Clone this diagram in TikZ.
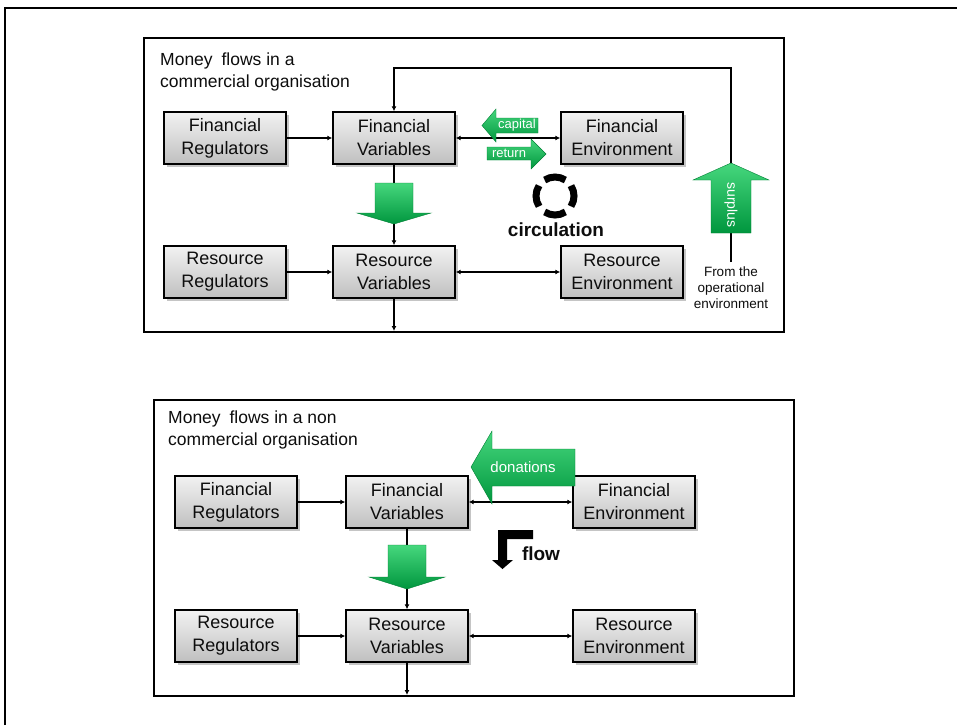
\documentclass[tikz,border=0pt]{standalone}
\usepackage{fontspec}
\setmainfont{Liberation Sans}
\usetikzlibrary{shadows,arrows.meta}
\definecolor{gdark}{RGB}{0,150,62}
\definecolor{glight}{RGB}{70,215,125}
\tikzset{
  box/.style={draw=black, line width=1.4pt, minimum width=122pt, minimum height=52pt, inner sep=0pt, align=center, top color=black!5, bottom color=black!25, text=black!95, font=\fontsize{18}{23}\selectfont, drop shadow={shadow xshift=2.5pt, shadow yshift=-2.5pt, opacity=.45}},
  panel/.style={draw=black, line width=1.6pt, fill=white, inner sep=0pt, anchor=north west, drop shadow={shadow xshift=1.5pt, shadow yshift=-1.5pt, opacity=.3}},
  title/.style={anchor=north west, align=left, inner sep=0pt, font=\fontsize{17.5}{22}\selectfont, text=black!95},
  conn/.style={line width=1.3pt, -{Latex[length=5pt,width=5pt]}},
  dconn/.style={line width=1.3pt, {Latex[length=5pt,width=5pt]}-{Latex[length=5pt,width=5pt]}},
  garrow/.style={top color=glight, bottom color=gdark, draw=gdark!85!black, line width=0.4pt},
  atext/.style={text=white, inner sep=0pt, font=\fontsize{13}{13}\selectfont},
  boldtext/.style={font=\bfseries\fontsize{19}{19}\selectfont, text=black!95, inner sep=0pt},
  smalltext/.style={align=center, inner sep=0pt, font=\fontsize{13.5}{16}\selectfont, text=black!95},
}
\begin{document}
\begin{tikzpicture}[x=1pt,y=-1pt]
\useasboundingbox (0,0) rectangle (957,725);
\draw[line width=1.6pt] (5,725) -- (5,8) -- (957,8);

% ---------- Panel 1 ----------
\node[panel, minimum width=640pt, minimum height=294pt] (p1) at (143,37) {};
\node[title] (t1) at (160,53) {Money\hspace{4pt} flows in a\\commercial organisation};

\node[box] (fr1) at (225,138) {Financial\\Regulators};
\node[box] (fv1) at (394,138) {Financial\\Variables};
\node[box] (fe1) at (622,138) {Financial\\Environment};
\node[box] (rr1) at (225,272) {Resource\\Regulators};
\node[box] (rv1) at (394,272) {Resource\\Variables};
\node[box] (re1) at (622,272) {Resource\\Environment};

\draw[conn] (fr1) -- (fv1);
\draw[dconn] (fv1) -- (fe1);
\draw[conn] (rr1) -- (rv1);
\draw[dconn] (rv1) -- (re1);
\draw[conn] (fv1) -- (rv1);
\coordinate (o1) at (394,331);
\draw[conn] (rv1) -- (o1);
\coordinate (s1) at (731,262);
\coordinate (k1) at (731,68);
\draw[conn] (s1) -- (k1) -| (fv1.north);

% green down arrow
\path[garrow] (375,183) -- (413,183) -- (413,213) -- (431,213) -- (394,224) -- (357,213) -- (375,213) -- cycle;
% surplus arrow
\path[garrow] (711,233) -- (711,180) -- (693,180) -- (731,163) -- (769,180) -- (751,180) -- (751,233) -- cycle;
\node[atext, rotate=-90, font=\fontsize{14}{14}\selectfont] (sur) at (731,205) {surplus};
% capital arrow
\path[garrow] (482,125.5) -- (496,109) -- (496,118) -- (538,118) -- (538,133) -- (496,133) -- (496,142) -- cycle;
\node[atext] (cap) at (517,125) {capital};
% return arrow
\path[garrow] (487,147) -- (531,147) -- (531,139) -- (546,154) -- (531,169) -- (531,160) -- (487,160) -- cycle;
\node[atext] (ret) at (509,153) {return};

% circulation
\coordinate (cc) at (555,196);
\foreach \a in {0,90,180,270}
  \draw[line width=7pt] (cc) ++(\a-33:19) arc[start angle=\a-33, delta angle=66, radius=19];
\node[boldtext] (circ) at (556,230) {circulation};

\node[smalltext] (op) at (731,288) {From the\\operational\\environment};

% ---------- Panel 2 ----------
\node[panel, minimum width=640pt, minimum height=296pt] (p2) at (153,399) {};
\node[title] (t2) at (168,411) {Money\hspace{4pt} flows in a non\\commercial organisation};

\node[box] (fr2) at (236,502) {Financial\\Regulators};
\node[box] (fv2) at (407,502) {Financial\\Variables};
\node[box] (fe2) at (634,502) {Financial\\Environment};
\node[box] (rr2) at (236,636) {Resource\\Regulators};
\node[box] (rv2) at (407,636) {Resource\\Variables};
\node[box] (re2) at (634,636) {Resource\\Environment};

\draw[conn] (fr2) -- (fv2);
\draw[dconn] (fv2) -- (fe2);
\draw[conn] (rr2) -- (rv2);
\draw[dconn] (rv2) -- (re2);
\draw[conn] (fv2) -- (rv2);
\coordinate (o2) at (407,695);
\draw[conn] (rv2) -- (o2);

% green down arrow
\path[garrow] (388,545) -- (426,545) -- (426,577) -- (445,577) -- (407,589) -- (369,577) -- (388,577) -- cycle;
% donations arrow
\path[garrow] (471,467) -- (492,431) -- (492,449) -- (575,449) -- (575,486) -- (492,486) -- (492,504) -- cycle;
\node[atext, font=\fontsize{15}{15}\selectfont] (don) at (523,467) {donations};

% flow bent arrow
\fill[black] (498,530) -- (533,530) -- (533,539) -- (507,539) -- (507,560) -- (513,560) -- (502.5,569) -- (492,560) -- (498,560) -- cycle;
\node[boldtext] (flw) at (541,554) {flow};
\end{tikzpicture}
\end{document}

###

* Task to carry out
Print the full listing exactly, dropping the pictures.

* Task output
Clone this diagram in TikZ.
\documentclass[tikz,border=0pt]{standalone}
\usepackage{fontspec}
\setmainfont{Liberation Sans}
\usetikzlibrary{shadows,arrows.meta}
\definecolor{gdark}{RGB}{0,150,62}
\definecolor{glight}{RGB}{70,215,125}
\tikzset{
  box/.style={draw=black, line width=1.4pt, minimum width=122pt, minimum height=52pt, inner sep=0pt, align=center, top color=black!5, bottom color=black!25, text=black!95, font=\fontsize{18}{23}\selectfont, drop shadow={shadow xshift=2.5pt, shadow yshift=-2.5pt, opacity=.45}},
  panel/.style={draw=black, line width=1.6pt, fill=white, inner sep=0pt, anchor=north west, drop shadow={shadow xshift=1.5pt, shadow yshift=-1.5pt, opacity=.3}},
  title/.style={anchor=north west, align=left, inner sep=0pt, font=\fontsize{17.5}{22}\selectfont, text=black!95},
  conn/.style={line width=1.3pt, -{Latex[length=5pt,width=5pt]}},
  dconn/.style={line width=1.3pt, {Latex[length=5pt,width=5pt]}-{Latex[length=5pt,width=5pt]}},
  garrow/.style={top color=glight, bottom color=gdark, draw=gdark!85!black, line width=0.4pt},
  atext/.style={text=white, inner sep=0pt, font=\fontsize{13}{13}\selectfont},
  boldtext/.style={font=\bfseries\fontsize{19}{19}\selectfont, text=black!95, inner sep=0pt},
  smalltext/.style={align=center, inner sep=0pt, font=\fontsize{13.5}{16}\selectfont, text=black!95},
}
\begin{document}
\begin{tikzpicture}[x=1pt,y=-1pt]
\useasboundingbox (0,0) rectangle (957,725);
\draw[line width=1.6pt] (5,725) -- (5,8) -- (957,8);

% ---------- Panel 1 ----------
\node[panel, minimum width=640pt, minimum height=294pt] (p1) at (143,37) {};
\node[title] (t1) at (160,53) {Money\hspace{4pt} flows in a\\commercial organisation};

\node[box] (fr1) at (225,138) {Financial\\Regulators};
\node[box] (fv1) at (394,138) {Financial\\Variables};
\node[box] (fe1) at (622,138) {Financial\\Environment};
\node[box] (rr1) at (225,272) {Resource\\Regulators};
\node[box] (rv1) at (394,272) {Resource\\Variables};
\node[box] (re1) at (622,272) {Resource\\Environment};

\draw[conn] (fr1) -- (fv1);
\draw[dconn] (fv1) -- (fe1);
\draw[conn] (rr1) -- (rv1);
\draw[dconn] (rv1) -- (re1);
\draw[conn] (fv1) -- (rv1);
\coordinate (o1) at (394,331);
\draw[conn] (rv1) -- (o1);
\coordinate (s1) at (731,262);
\coordinate (k1) at (731,68);
\draw[conn] (s1) -- (k1) -| (fv1.north);

% green down arrow
\path[garrow] (375,183) -- (413,183) -- (413,213) -- (431,213) -- (394,224) -- (357,213) -- (375,213) -- cycle;
% surplus arrow
\path[garrow] (711,233) -- (711,180) -- (693,180) -- (731,163) -- (769,180) -- (751,180) -- (751,233) -- cycle;
\node[atext, rotate=-90, font=\fontsize{14}{14}\selectfont] (sur) at (731,205) {surplus};
% capital arrow
\path[garrow] (482,125.5) -- (496,109) -- (496,118) -- (538,118) -- (538,133) -- (496,133) -- (496,142) -- cycle;
\node[atext] (cap) at (517,125) {capital};
% return arrow
\path[garrow] (487,147) -- (531,147) -- (531,139) -- (546,154) -- (531,169) -- (531,160) -- (487,160) -- cycle;
\node[atext] (ret) at (509,153) {return};

% circulation
\coordinate (cc) at (555,196);
\foreach \a in {0,90,180,270}
  \draw[line width=7pt] (cc) ++(\a-33:19) arc[start angle=\a-33, delta angle=66, radius=19];
\node[boldtext] (circ) at (556,230) {circulation};

\node[smalltext] (op) at (731,288) {From the\\operational\\environment};

% ---------- Panel 2 ----------
\node[panel, minimum width=640pt, minimum height=296pt] (p2) at (153,399) {};
\node[title] (t2) at (168,411) {Money\hspace{4pt} flows in a non\\commercial organisation};

\node[box] (fr2) at (236,502) {Financial\\Regulators};
\node[box] (fv2) at (407,502) {Financial\\Variables};
\node[box] (fe2) at (634,502) {Financial\\Environment};
\node[box] (rr2) at (236,636) {Resource\\Regulators};
\node[box] (rv2) at (407,636) {Resource\\Variables};
\node[box] (re2) at (634,636) {Resource\\Environment};

\draw[conn] (fr2) -- (fv2);
\draw[dconn] (fv2) -- (fe2);
\draw[conn] (rr2) -- (rv2);
\draw[dconn] (rv2) -- (re2);
\draw[conn] (fv2) -- (rv2);
\coordinate (o2) at (407,695);
\draw[conn] (rv2) -- (o2);

% green down arrow
\path[garrow] (388,545) -- (426,545) -- (426,577) -- (445,577) -- (407,589) -- (369,577) -- (388,577) -- cycle;
% donations arrow
\path[garrow] (471,467) -- (492,431) -- (492,449) -- (575,449) -- (575,486) -- (492,486) -- (492,504) -- cycle;
\node[atext, font=\fontsize{15}{15}\selectfont] (don) at (523,467) {donations};

% flow bent arrow
\fill[black] (498,530) -- (533,530) -- (533,539) -- (507,539) -- (507,560) -- (513,560) -- (502.5,569) -- (492,560) -- (498,560) -- cycle;
\node[boldtext] (flw) at (541,554) {flow};
\end{tikzpicture}
\end{document}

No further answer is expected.